┌──

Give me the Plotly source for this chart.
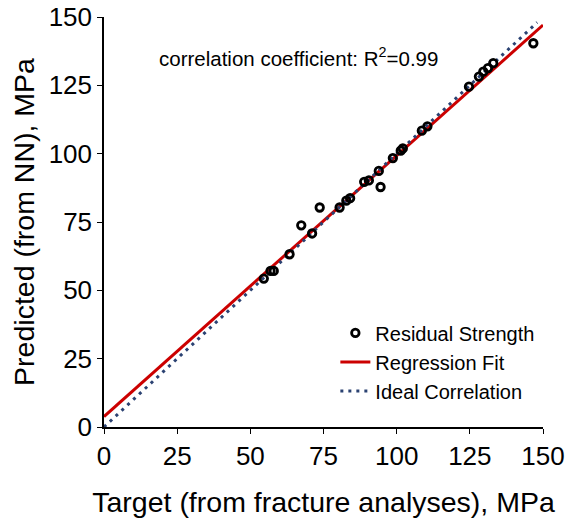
import plotly.graph_objects as go

# Data
target = [54.6, 56.9, 58.0, 63.4, 67.4, 71.1, 73.7, 80.5, 82.8, 84.1, 88.9, 90.5,
          94.5, 93.9, 98.7, 101.4, 102.1, 108.6, 110.5, 124.7, 128.1, 129.6, 131.2,
          133.0, 146.7]
predicted = [54.3, 57.1, 57.1, 63.2, 73.8, 70.8, 80.3, 80.3, 82.8, 83.7, 89.7, 90.2,
             87.8, 93.7, 98.4, 101.1, 101.9, 108.4, 110.0, 124.5, 128.2, 130.0, 131.3,
             133.1, 140.4]
fit_x = [0, 150]
fit_intercept = 3.8
fit_slope = 0.955
ideal_x = [0, 148]
ticks = [0, 25, 50, 75, 100, 125, 150]

fit_y = [fit_intercept + fit_slope * v for v in fit_x]
ideal_y = list(ideal_x)

FONT = "Liberation Sans, Arial, sans-serif"

fig = go.Figure()
fig.add_trace(go.Scatter(x=fit_x, y=fit_y, mode="lines", name="Regression Fit",
                         line=dict(color="#CC0000", width=3), legendrank=2))
fig.add_trace(go.Scatter(x=ideal_x, y=ideal_y, mode="lines", name="Ideal Correlation",
                         line=dict(color="#2B4272", width=3, dash="3px,5px"), legendrank=3))
fig.add_trace(go.Scatter(x=target, y=predicted, mode="markers", name="Residual Strength",
                         marker=dict(symbol="circle-open", size=7.5, color="black",
                                     line=dict(width=2.8, color="black")),
                         legendrank=1))

axis_common = dict(range=[0, 150], tickvals=ticks, showgrid=False, zeroline=False,
                   showline=True, linecolor="black", linewidth=1.5, automargin=False,
                   ticks="outside", ticklen=5, tickwidth=1.2, tickcolor="black",
                   tickfont=dict(family=FONT, size=26, color="black"))

fig.update_xaxes(**axis_common,
                 title=dict(text="Target (from fracture analyses), MPa",
                            font=dict(family=FONT, size=28.5, color="black"), standoff=22))
fig.update_yaxes(**axis_common,
                 title=dict(text="Predicted (from NN), MPa",
                            font=dict(family=FONT, size=28.5, color="black"), standoff=6))

fig.add_annotation(x=0.12, y=0.902, xref="paper", yref="paper", xanchor="left",
                   yanchor="middle", showarrow=False,
                   text="correlation coefficient: R<sup>2</sup>=0.99",
                   font=dict(family=FONT, size=20.5, color="black"))

fig.update_layout(
    width=568, height=521,
    margin=dict(l=104, r=25, t=17, b=94),
    plot_bgcolor="white", paper_bgcolor="white",
    legend=dict(x=0.527, y=0.277, xanchor="left", yanchor="top",
                font=dict(family=FONT, size=20, color="black"),
                bgcolor="rgba(0,0,0,0)", tracegroupgap=0),
)

fig.write_html("out.html")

└──

**Your instructions**
Return the listing above word for word, with the pictures removed.

**Final result**
Give me the Plotly source for this chart.
import plotly.graph_objects as go

# Data
target = [54.6, 56.9, 58.0, 63.4, 67.4, 71.1, 73.7, 80.5, 82.8, 84.1, 88.9, 90.5,
          94.5, 93.9, 98.7, 101.4, 102.1, 108.6, 110.5, 124.7, 128.1, 129.6, 131.2,
          133.0, 146.7]
predicted = [54.3, 57.1, 57.1, 63.2, 73.8, 70.8, 80.3, 80.3, 82.8, 83.7, 89.7, 90.2,
             87.8, 93.7, 98.4, 101.1, 101.9, 108.4, 110.0, 124.5, 128.2, 130.0, 131.3,
             133.1, 140.4]
fit_x = [0, 150]
fit_intercept = 3.8
fit_slope = 0.955
ideal_x = [0, 148]
ticks = [0, 25, 50, 75, 100, 125, 150]

fit_y = [fit_intercept + fit_slope * v for v in fit_x]
ideal_y = list(ideal_x)

FONT = "Liberation Sans, Arial, sans-serif"

fig = go.Figure()
fig.add_trace(go.Scatter(x=fit_x, y=fit_y, mode="lines", name="Regression Fit",
                         line=dict(color="#CC0000", width=3), legendrank=2))
fig.add_trace(go.Scatter(x=ideal_x, y=ideal_y, mode="lines", name="Ideal Correlation",
                         line=dict(color="#2B4272", width=3, dash="3px,5px"), legendrank=3))
fig.add_trace(go.Scatter(x=target, y=predicted, mode="markers", name="Residual Strength",
                         marker=dict(symbol="circle-open", size=7.5, color="black",
                                     line=dict(width=2.8, color="black")),
                         legendrank=1))

axis_common = dict(range=[0, 150], tickvals=ticks, showgrid=False, zeroline=False,
                   showline=True, linecolor="black", linewidth=1.5, automargin=False,
                   ticks="outside", ticklen=5, tickwidth=1.2, tickcolor="black",
                   tickfont=dict(family=FONT, size=26, color="black"))

fig.update_xaxes(**axis_common,
                 title=dict(text="Target (from fracture analyses), MPa",
                            font=dict(family=FONT, size=28.5, color="black"), standoff=22))
fig.update_yaxes(**axis_common,
                 title=dict(text="Predicted (from NN), MPa",
                            font=dict(family=FONT, size=28.5, color="black"), standoff=6))

fig.add_annotation(x=0.12, y=0.902, xref="paper", yref="paper", xanchor="left",
                   yanchor="middle", showarrow=False,
                   text="correlation coefficient: R<sup>2</sup>=0.99",
                   font=dict(family=FONT, size=20.5, color="black"))

fig.update_layout(
    width=568, height=521,
    margin=dict(l=104, r=25, t=17, b=94),
    plot_bgcolor="white", paper_bgcolor="white",
    legend=dict(x=0.527, y=0.277, xanchor="left", yanchor="top",
                font=dict(family=FONT, size=20, color="black"),
                bgcolor="rgba(0,0,0,0)", tracegroupgap=0),
)

fig.write_html("out.html")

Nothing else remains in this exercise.